Early thrusts did not lead to a goal or many clear chances for Arsenal. But Moreno conceded a penalty with a rash challenge on Theo Walcott after half an hour and, though the Arsenal forward saw his kick pushed away by Simon Mignolet, Moreno then gave him enough space a minute later to drive a low shot across the keeper and into the corner.

A goal up, Arsenal were comfortable, but it was not to last. Slowly, Liverpool’s key players grew into the game and when young Holding laid an arm on Philippe Coutinho in first-half injury time, the Brazilian stood up and whipped a 30-yard free-kick beyond Petr Cech to bring his team level.

Wenger would have been frustrated at half-time. Fifteen minutes later he was raging as Liverpool returned to roll Arsenal aside with devastating ease.
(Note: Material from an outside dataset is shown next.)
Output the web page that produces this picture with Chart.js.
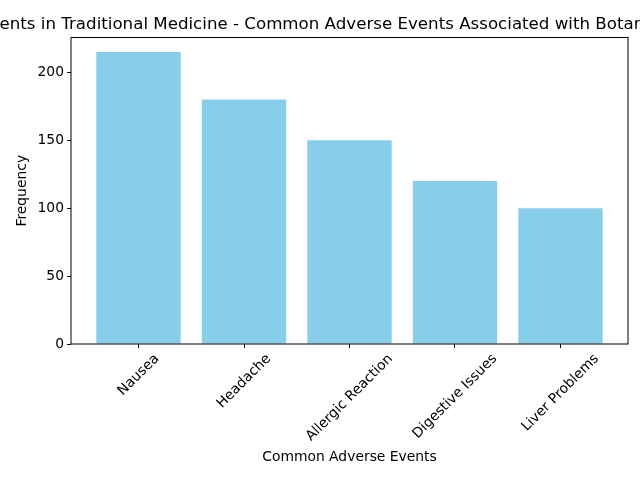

Coutinho, as is often the case, was at the heart of it and one wonders how Liverpool — even this reassembled version — would cope without him if, as feared, he chooses to move on next summer.

He was not involved as Liverpool took the lead in the 49th minute. That was a goal created by the steady Georginio Wijnaldum and finished with a neat reverse shot by Adam Lallana.

Soon after, though, Coutinho arrived like a train to volley in a cross from Nathaniel Clyne after the full back had burned Nacho Monreal to reach the byline. This game had been turned completely on its head.

Liverpool have these passages of play in their locker. They used to do it in Brendan Rodgers’ better days as manager, too. Arsenal, though, proved staggeringly supine and when Saido Mane cut in past Chambers from the right to beat Cech with a rising left-foot shot in the 63rd minute, bedlam threatened to engulf the Emirates.

In front of the Liverpool dugout, Klopp gave his goalscorer a piggy back. It was premature and later the German admitted as much.

Wenger, on the other hand, was under siege from Arsenal supporters as he sat motionless 30 yards to his rival’s left.

Ultimately, the uprising in the stands was becalmed by two home goals. Substitute Alex Oxlade-Chamberlain wriggled free to score via a deflection, then Chambers rose to head in a free-kick.

The scoreline and the excitement should not distract from the truth, though. Arsenal head to champions Leicester next and already their need feels great.

Last night Wenger could only shrug and suggest his team had not been ready for the opening day. When are they ever?